En La casa de Asterión, Borges nos cuenta cómo es el mundo visto a través de los ojos del minotauro, cómo es la vida cuando se está condenado a vivir en una casa con puertas abiertas, con infinitos senderos que se bifurcan pero no se sabe a dónde llevan. En su documental Tauromaquia, Jaime Alekos le resta toda la poesía del mito griego y del universo borgeano para ponernos en el lugar del toro sin decir una sola palabra.
Es cuando menos sorprendente que en las discusiones con taurófilos den por supuesto que el toro tiene una función específica, un destino claro y se niegan a ver algo más. En ese sentido el toro es invisible, no existe para nada más que no sea brindar una corrida brava. De ahí el acierto de Alekos al mostrar las corridas con el toro como protagonista.
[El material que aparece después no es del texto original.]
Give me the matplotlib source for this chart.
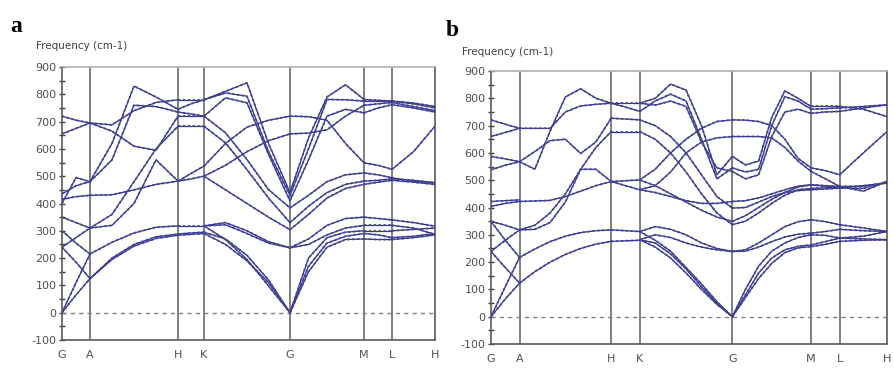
import numpy as np
import matplotlib
matplotlib.use('Agg')
import matplotlib.pyplot as plt
from matplotlib.ticker import MultipleLocator

plt.rcParams['axes.unicode_minus'] = False

# high symmetry path (same labels for both panels)
klabels = ['G', 'A', 'H', 'K', 'G', 'M', 'L', 'H']
# path position of each label (arbitrary length units)
kpos_a = [0, 28, 116, 142, 228, 302, 330, 373]
kpos_b = [0, 29, 122, 151, 245, 325, 354, 402]

# branches per segment, frequency (cm-1) at evenly spaced points along the segment
a_GA = [[0, 65, 125], [240, 185, 125], [0, 110, 215], [300, 255, 215], [240, 275, 310],
        [350, 330, 310], [415, 425, 430], [400, 495, 480], [435, 465, 480],
        [720, 705, 695], [655, 675, 695]]
a_AH = [[125, 195, 244, 272, 284], [125, 200, 250, 278, 288], [215, 258, 292, 313, 318],
        [310, 320, 400, 560, 482], [310, 360, 480, 600, 683], [430, 432, 450, 470, 482],
        [480, 620, 830, 790, 745], [480, 560, 760, 755, 735], [695, 688, 740, 770, 780],
        [695, 665, 610, 595, 720]]
a_HK = [[284, 287, 290], [288, 292, 295], [318, 318, 318], [482, 490, 500], [482, 510, 537],
        [683, 683, 683], [720, 720, 720], [735, 728, 720], [745, 765, 780], [780, 780, 780]]
a_KG = [[290, 250, 190, 110, 0], [295, 270, 210, 120, 0], [318, 268, 195, 98, 0],
        [318, 330, 300, 260, 238], [318, 322, 290, 255, 238], [500, 450, 400, 350, 304],
        [500, 540, 590, 630, 655], [537, 620, 680, 705, 720], [683, 622, 524, 420, 330],
        [720, 659, 561, 451, 384], [720, 787, 769, 580, 410], [780, 805, 793, 590, 430],
        [780, 811, 842, 620, 440]]
a_GM = [[0, 150, 240, 268, 270], [0, 170, 255, 280, 290], [0, 200, 275, 295, 300],
        [238, 250, 285, 310, 320], [238, 270, 320, 345, 350], [304, 360, 420, 455, 470],
        [330, 390, 440, 470, 482], [384, 430, 480, 505, 512], [410, 560, 720, 745, 732],
        [430, 600, 781, 780, 775], [440, 640, 790, 835, 781], [720, 718, 705, 620, 549],
        [655, 658, 670, 720, 760]]
a_ML = [[270, 268, 268], [290, 285, 275], [300, 300, 300], [320, 320, 320], [350, 345, 340],
        [470, 478, 485], [482, 485, 490], [512, 505, 494], [549, 540, 525], [732, 750, 762],
        [760, 765, 770], [775, 775, 775], [781, 778, 775]]
a_LH = [[268, 275, 285], [275, 280, 290], [300, 305, 310], [320, 310, 287], [340, 330, 317],
        [485, 478, 470], [490, 485, 476], [494, 482, 476], [525, 590, 683], [762, 750, 735],
        [770, 755, 740], [775, 765, 750], [775, 768, 755]]

b_GA = [[0, 65, 123], [239, 180, 123], [0, 110, 217], [349, 280, 217], [239, 280, 318],
        [349, 335, 318], [404, 415, 422], [422, 425, 428], [538, 555, 568], [587, 578, 568],
        [660, 675, 690], [721, 705, 690]]
b_AH = [[123, 165, 200, 228, 250, 266, 276], [217, 248, 275, 295, 308, 315, 318],
        [318, 320, 345, 420, 540, 540, 495], [318, 335, 380, 450, 540, 620, 678],
        [422, 424, 426, 440, 460, 480, 495], [568, 540, 680, 805, 835, 800, 782],
        [568, 605, 645, 650, 598, 640, 727], [690, 690, 690, 750, 772, 778, 782]]
b_HK = [[276, 278, 280], [318, 315, 312], [495, 498, 501], [495, 480, 465], [678, 678, 678],
        [727, 724, 721], [782, 768, 752], [782, 782, 782]]
b_KG = [[782, 800, 852, 830, 700, 520, 587], [752, 790, 815, 790, 650, 505, 545],
        [782, 775, 790, 770, 640, 545, 532], [721, 700, 660, 600, 520, 440, 398],
        [678, 650, 600, 530, 450, 380, 337], [501, 540, 600, 650, 690, 715, 721],
        [465, 480, 530, 600, 640, 655, 660], [465, 455, 440, 425, 415, 415, 422],
        [501, 480, 450, 420, 390, 365, 349], [312, 330, 320, 300, 270, 250, 239],
        [282, 300, 290, 270, 255, 245, 239], [282, 270, 230, 175, 110, 50, 0],
        [312, 280, 240, 180, 120, 55, 0], [282, 255, 215, 160, 100, 45, 0]]
b_GM = [[587, 556, 570, 730, 827, 800, 770], [545, 530, 540, 700, 806, 790, 760],
        [532, 505, 520, 660, 750, 760, 745], [721, 720, 715, 700, 650, 580, 545],
        [660, 660, 660, 655, 620, 570, 532], [422, 425, 435, 450, 465, 478, 483],
        [398, 400, 420, 440, 455, 462, 465], [349, 370, 400, 430, 455, 475, 483],
        [337, 350, 380, 415, 445, 465, 470], [239, 245, 270, 300, 330, 348, 355],
        [239, 240, 255, 275, 292, 302, 306], [0, 80, 160, 215, 245, 258, 263],
        [0, 70, 140, 195, 235, 252, 257], [0, 100, 185, 240, 270, 290, 300]]
b_ML = [[770, 770, 770], [760, 762, 765], [745, 750, 752], [545, 535, 520], [532, 505, 477],
        [483, 480, 477], [465, 468, 471], [483, 478, 471], [470, 472, 477], [355, 348, 337],
        [306, 312, 320], [263, 275, 288], [257, 265, 276], [300, 298, 288]]
b_LH = [[770, 760, 733], [765, 770, 776], [752, 765, 776], [520, 600, 678], [477, 460, 495],
        [471, 480, 490], [477, 478, 490], [471, 470, 495], [337, 325, 312], [320, 315, 312],
        [288, 295, 312], [276, 280, 282], [288, 285, 282]]

segs_a = [a_GA, a_AH, a_HK, a_KG, a_GM, a_ML, a_LH]
segs_b = [b_GA, b_AH, b_HK, b_KG, b_GM, b_ML, b_LH]

band_col = '#2a2abc'
dot_col = '#4c4c72'
frame_col = '#5a5a5a'
txt_col = '#505050'


def draw_panel(ax, kpos, segs, letter, lx, ly, fx, fy):
    for i, seg in enumerate(segs):
        for br in seg:
            x = np.linspace(kpos[i], kpos[i + 1], len(br))
            ax.plot(x, br, color=band_col, lw=0.9, zorder=3)
            ax.plot(x, br, color=dot_col, lw=1.3, ls=(0, (1.3, 1.4)), zorder=4)
    for k in kpos[1:-1]:
        ax.axvline(k, color='#6a6a6a', lw=1.2, zorder=2)
    ax.axhline(0, color='#808080', lw=1.0, ls=(0, (3, 3)), zorder=2)
    ax.set_xlim(kpos[0], kpos[-1])
    ax.set_ylim(-100, 900)
    ax.set_xticks(kpos)
    ax.set_xticklabels(klabels)
    ax.yaxis.set_major_locator(MultipleLocator(100))
    ax.yaxis.set_minor_locator(MultipleLocator(50))
    ax.tick_params(axis='y', which='both', direction='inout', length=4, width=1,
                   color='#404040', labelsize=8, labelcolor=txt_col, pad=2)
    ax.tick_params(axis='x', length=0, labelsize=8, labelcolor=txt_col, pad=7)
    for s in ['left', 'bottom', 'right']:
        ax.spines[s].set_color(frame_col)
        ax.spines[s].set_linewidth(1.2)
    ax.spines['top'].set_color('#b0b0b0')
    ax.spines['top'].set_linewidth(1.2)
    fig.text(fx, fy, 'Frequency (cm-1)', fontsize=7.5, color='#404040',
             ha='left', va='center')
    fig.text(lx, ly, letter, fontsize=17, fontweight='bold', family='Liberation Serif',
             ha='left', va='center')


fig = plt.figure(figsize=(8.95, 3.68), dpi=100)
W, H = 895.0, 368.0
ax_a = fig.add_axes([62 / W, 1 - 340 / H, 373 / W, 273 / H])
ax_b = fig.add_axes([491 / W, 1 - 344 / H, 396 / W, 273 / H])

draw_panel(ax_a, kpos_a, segs_a, 'a', 10 / W, 1 - 27 / H, 36 / W, 1 - 46 / H)
draw_panel(ax_b, kpos_b, segs_b, 'b', 446 / W, 1 - 31 / H, 462 / W, 1 - 52 / H)

fig.savefig('out.png', dpi=100)
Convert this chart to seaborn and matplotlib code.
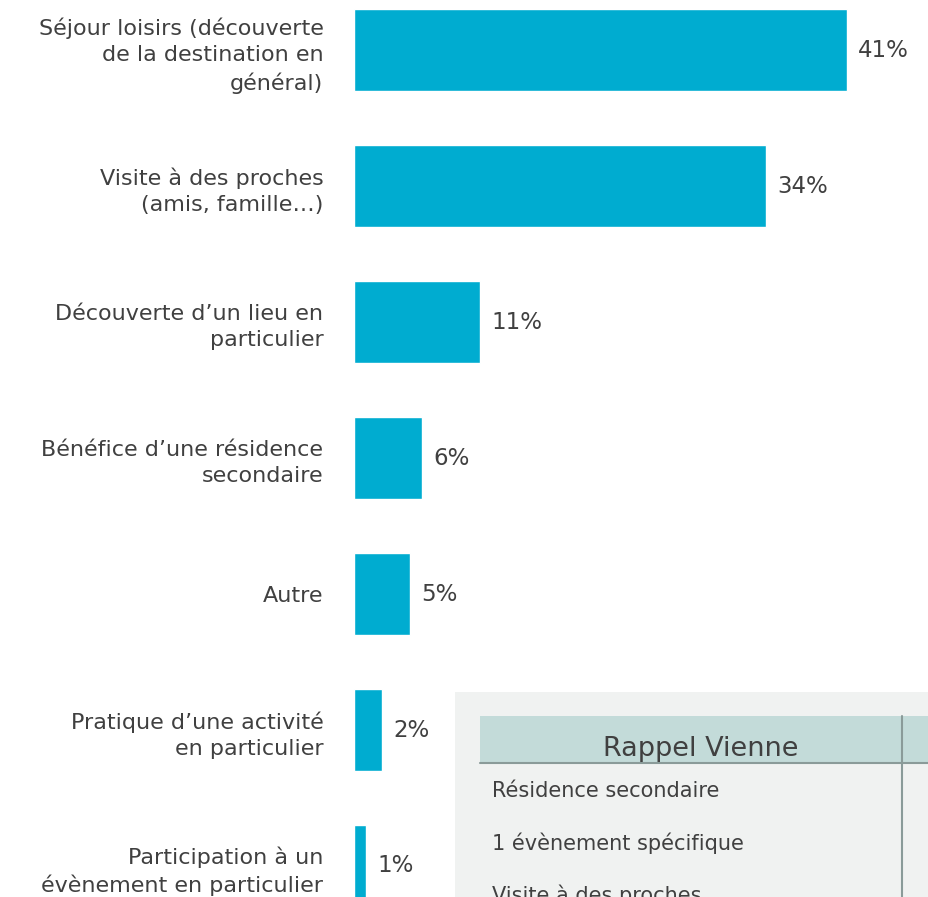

A las etapas de la liturgia (como algunos taurófilos las llaman) las acompañan una serie de textos que explican sin pudor alguno cómo se debe (mal)tratar el toro, cómo ejercer el arte del engaño para que pique y haya función.
Como ya lo he compartido en entradas anteriores, he visto la belleza en los gestos del torero, y me impresiona aún más el rejoneo; ver los movimientos increíbles del caballo frente al toro me deja embelesado. Pero esta manifestación episódica de la belleza no puede ser excusa para continuar con ese arte. Las secuencias registradas por Alekos no dejan duda sobre la tortura a la que es sometido el toro. Asterión esperaba a su redentor, ojalá sea Alekos el del toro.